■ WHAT YOU NEED TO DO ■
Copy exactly the lines that run from the top of the listing to the line containing "(0,0) rectangle (1189,424);", both ends included, and omit the pictures.

Charts and diagrams as code:
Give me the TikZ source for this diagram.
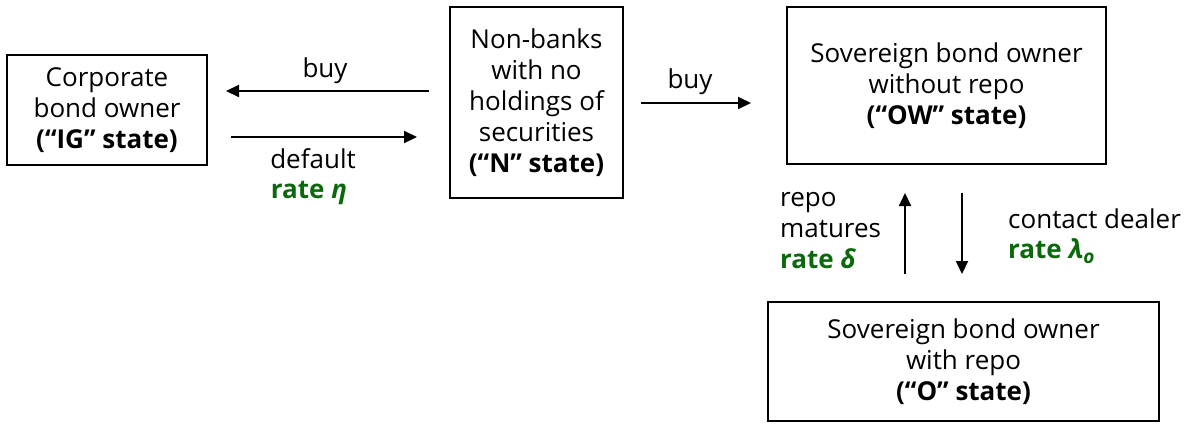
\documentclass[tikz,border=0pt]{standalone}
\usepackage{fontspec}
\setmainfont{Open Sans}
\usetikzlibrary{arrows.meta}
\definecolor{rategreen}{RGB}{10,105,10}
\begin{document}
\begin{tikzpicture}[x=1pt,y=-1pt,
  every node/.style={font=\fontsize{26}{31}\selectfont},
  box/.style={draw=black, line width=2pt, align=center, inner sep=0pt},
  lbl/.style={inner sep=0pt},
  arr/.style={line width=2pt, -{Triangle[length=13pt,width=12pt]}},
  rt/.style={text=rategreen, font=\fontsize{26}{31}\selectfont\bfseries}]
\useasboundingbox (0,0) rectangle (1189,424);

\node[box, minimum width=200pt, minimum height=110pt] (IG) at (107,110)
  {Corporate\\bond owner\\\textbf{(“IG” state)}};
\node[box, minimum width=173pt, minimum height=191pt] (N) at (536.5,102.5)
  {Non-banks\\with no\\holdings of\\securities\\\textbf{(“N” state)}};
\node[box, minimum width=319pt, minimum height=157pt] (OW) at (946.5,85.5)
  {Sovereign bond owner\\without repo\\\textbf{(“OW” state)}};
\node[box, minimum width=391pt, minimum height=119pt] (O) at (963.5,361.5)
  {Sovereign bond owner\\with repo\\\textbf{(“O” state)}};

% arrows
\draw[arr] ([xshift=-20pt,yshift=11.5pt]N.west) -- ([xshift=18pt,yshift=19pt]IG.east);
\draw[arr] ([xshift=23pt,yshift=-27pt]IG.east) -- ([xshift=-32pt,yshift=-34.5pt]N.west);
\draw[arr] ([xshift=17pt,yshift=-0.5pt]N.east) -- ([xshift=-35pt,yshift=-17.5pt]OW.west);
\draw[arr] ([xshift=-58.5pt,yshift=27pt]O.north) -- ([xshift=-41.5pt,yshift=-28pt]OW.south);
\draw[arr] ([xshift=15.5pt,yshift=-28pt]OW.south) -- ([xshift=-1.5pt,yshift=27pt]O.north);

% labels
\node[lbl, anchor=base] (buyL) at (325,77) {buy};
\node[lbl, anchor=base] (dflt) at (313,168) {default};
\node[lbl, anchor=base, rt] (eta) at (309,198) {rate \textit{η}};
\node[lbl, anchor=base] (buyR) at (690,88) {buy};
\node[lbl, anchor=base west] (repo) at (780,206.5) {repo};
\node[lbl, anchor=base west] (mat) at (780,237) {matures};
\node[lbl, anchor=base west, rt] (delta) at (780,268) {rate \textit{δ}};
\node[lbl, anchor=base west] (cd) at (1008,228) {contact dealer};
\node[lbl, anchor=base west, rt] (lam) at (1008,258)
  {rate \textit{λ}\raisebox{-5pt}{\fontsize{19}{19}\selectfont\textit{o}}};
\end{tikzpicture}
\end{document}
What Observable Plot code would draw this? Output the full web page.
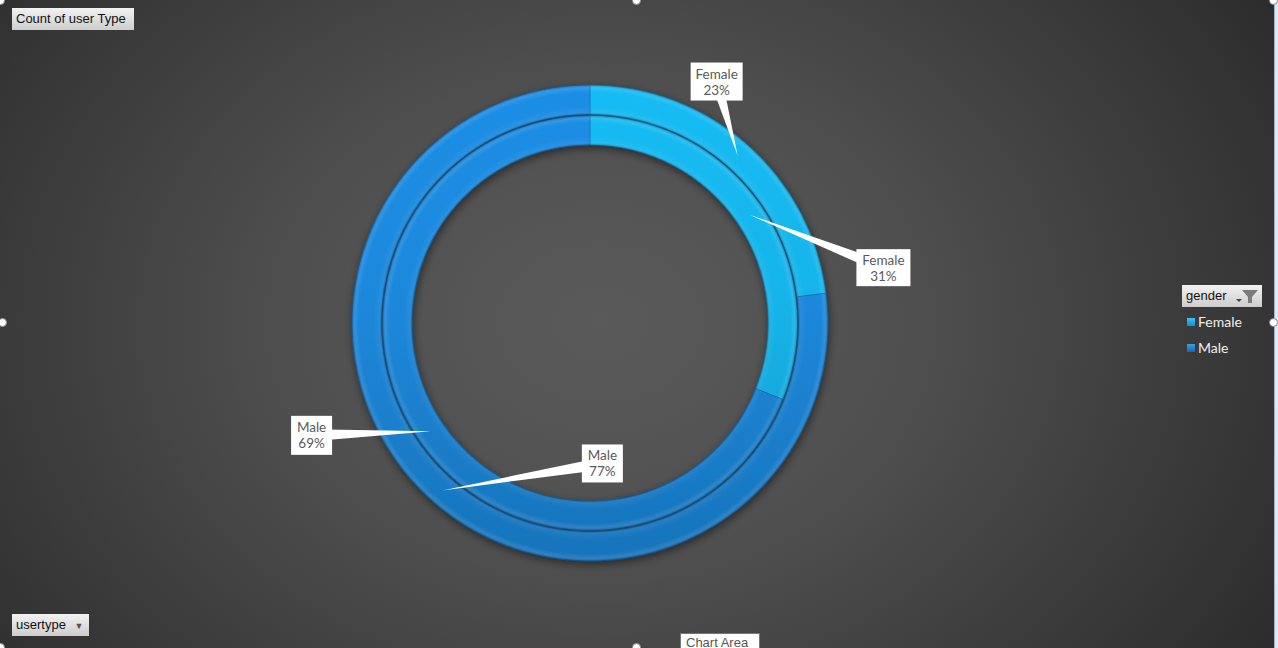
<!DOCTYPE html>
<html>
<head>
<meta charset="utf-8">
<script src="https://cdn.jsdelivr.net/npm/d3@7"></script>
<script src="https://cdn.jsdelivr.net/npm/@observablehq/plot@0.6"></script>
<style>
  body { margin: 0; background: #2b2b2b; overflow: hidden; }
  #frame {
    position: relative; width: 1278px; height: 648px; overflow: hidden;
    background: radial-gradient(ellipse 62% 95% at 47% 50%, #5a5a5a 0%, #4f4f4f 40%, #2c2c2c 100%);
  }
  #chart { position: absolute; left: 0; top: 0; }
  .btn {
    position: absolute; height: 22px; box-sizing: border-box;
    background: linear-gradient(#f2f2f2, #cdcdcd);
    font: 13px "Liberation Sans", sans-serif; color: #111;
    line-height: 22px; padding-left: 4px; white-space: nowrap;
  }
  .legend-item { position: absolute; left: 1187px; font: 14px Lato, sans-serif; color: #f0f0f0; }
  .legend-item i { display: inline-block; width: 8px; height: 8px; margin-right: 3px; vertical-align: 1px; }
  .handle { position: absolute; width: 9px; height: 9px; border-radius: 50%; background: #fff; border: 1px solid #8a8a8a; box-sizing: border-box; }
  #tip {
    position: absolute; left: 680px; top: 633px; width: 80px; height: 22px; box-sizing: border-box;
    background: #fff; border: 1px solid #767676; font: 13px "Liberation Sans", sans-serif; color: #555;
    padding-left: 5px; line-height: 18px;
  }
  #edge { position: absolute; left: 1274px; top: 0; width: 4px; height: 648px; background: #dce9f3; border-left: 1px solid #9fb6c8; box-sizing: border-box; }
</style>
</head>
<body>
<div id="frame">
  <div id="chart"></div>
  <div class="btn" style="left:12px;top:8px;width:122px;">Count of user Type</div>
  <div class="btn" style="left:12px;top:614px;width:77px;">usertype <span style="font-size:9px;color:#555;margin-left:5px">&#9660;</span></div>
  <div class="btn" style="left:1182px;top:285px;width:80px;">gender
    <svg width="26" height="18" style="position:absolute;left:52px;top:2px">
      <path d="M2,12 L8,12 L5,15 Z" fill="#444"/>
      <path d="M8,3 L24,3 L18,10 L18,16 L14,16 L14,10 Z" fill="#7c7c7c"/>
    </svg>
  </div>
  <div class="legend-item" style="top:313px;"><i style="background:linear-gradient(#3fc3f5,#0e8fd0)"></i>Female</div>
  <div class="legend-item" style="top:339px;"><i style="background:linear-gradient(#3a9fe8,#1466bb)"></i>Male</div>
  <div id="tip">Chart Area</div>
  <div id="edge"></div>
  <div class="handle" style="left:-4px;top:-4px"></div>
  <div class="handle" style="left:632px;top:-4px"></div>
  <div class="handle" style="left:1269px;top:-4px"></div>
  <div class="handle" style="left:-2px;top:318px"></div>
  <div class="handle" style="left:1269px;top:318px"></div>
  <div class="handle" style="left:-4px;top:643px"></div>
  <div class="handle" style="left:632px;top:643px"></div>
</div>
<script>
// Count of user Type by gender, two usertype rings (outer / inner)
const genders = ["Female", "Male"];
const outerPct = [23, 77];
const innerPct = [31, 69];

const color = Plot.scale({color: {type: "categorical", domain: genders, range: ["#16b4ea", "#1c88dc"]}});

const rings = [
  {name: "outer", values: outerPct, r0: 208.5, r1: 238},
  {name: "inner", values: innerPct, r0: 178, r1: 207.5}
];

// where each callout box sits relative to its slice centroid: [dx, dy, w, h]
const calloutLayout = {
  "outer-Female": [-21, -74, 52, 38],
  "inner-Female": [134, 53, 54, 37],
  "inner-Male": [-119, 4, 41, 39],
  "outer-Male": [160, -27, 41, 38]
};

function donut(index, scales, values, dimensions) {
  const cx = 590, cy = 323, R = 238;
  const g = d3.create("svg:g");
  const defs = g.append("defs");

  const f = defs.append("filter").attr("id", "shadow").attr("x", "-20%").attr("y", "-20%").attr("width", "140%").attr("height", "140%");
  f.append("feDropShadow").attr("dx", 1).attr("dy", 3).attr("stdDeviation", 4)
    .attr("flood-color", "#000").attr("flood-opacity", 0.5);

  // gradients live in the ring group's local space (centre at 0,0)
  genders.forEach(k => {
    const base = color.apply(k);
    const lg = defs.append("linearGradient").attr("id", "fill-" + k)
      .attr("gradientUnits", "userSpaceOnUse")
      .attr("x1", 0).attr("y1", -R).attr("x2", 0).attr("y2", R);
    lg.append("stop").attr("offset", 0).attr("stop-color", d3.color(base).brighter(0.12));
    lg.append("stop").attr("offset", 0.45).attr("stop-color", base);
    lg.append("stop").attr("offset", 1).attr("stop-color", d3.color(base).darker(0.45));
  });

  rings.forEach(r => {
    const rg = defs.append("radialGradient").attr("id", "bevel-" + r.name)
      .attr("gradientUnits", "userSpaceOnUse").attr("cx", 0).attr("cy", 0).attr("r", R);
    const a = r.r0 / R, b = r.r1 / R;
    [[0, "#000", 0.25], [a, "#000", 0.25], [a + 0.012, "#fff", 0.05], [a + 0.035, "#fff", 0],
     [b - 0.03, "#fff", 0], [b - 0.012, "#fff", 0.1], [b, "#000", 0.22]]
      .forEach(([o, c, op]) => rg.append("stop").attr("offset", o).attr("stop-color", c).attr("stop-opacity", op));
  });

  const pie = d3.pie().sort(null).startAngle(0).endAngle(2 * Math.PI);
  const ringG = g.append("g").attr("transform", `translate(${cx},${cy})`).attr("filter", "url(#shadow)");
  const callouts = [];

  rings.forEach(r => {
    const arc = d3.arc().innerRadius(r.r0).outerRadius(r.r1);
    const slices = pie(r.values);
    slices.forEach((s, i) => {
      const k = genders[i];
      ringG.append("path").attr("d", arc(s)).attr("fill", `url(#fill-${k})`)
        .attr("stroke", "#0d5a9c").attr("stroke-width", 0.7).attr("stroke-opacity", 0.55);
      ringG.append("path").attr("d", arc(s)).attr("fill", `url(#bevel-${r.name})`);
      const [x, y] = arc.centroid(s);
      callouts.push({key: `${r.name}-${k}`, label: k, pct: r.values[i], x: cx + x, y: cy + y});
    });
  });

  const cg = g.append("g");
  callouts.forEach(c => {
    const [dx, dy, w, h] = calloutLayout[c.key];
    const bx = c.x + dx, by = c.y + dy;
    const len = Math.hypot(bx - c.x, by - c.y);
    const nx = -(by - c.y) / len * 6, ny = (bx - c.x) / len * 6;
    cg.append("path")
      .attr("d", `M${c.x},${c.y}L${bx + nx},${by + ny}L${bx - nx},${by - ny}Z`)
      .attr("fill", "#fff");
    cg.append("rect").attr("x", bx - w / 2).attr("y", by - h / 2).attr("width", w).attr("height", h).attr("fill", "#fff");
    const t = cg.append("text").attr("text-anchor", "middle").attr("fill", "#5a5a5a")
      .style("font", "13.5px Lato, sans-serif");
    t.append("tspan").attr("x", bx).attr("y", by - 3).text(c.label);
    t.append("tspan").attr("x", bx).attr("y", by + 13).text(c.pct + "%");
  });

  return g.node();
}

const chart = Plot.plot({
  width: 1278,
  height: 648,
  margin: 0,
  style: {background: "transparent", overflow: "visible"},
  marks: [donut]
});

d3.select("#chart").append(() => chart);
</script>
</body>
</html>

■ RESULT FOR THIS EXERCISE ■
Give me the TikZ source for this diagram.
\documentclass[tikz,border=0pt]{standalone}
\usepackage{fontspec}
\setmainfont{Open Sans}
\usetikzlibrary{arrows.meta}
\definecolor{rategreen}{RGB}{10,105,10}
\begin{document}
\begin{tikzpicture}[x=1pt,y=-1pt,
  every node/.style={font=\fontsize{26}{31}\selectfont},
  box/.style={draw=black, line width=2pt, align=center, inner sep=0pt},
  lbl/.style={inner sep=0pt},
  arr/.style={line width=2pt, -{Triangle[length=13pt,width=12pt]}},
  rt/.style={text=rategreen, font=\fontsize{26}{31}\selectfont\bfseries}]
\useasboundingbox (0,0) rectangle (1189,424);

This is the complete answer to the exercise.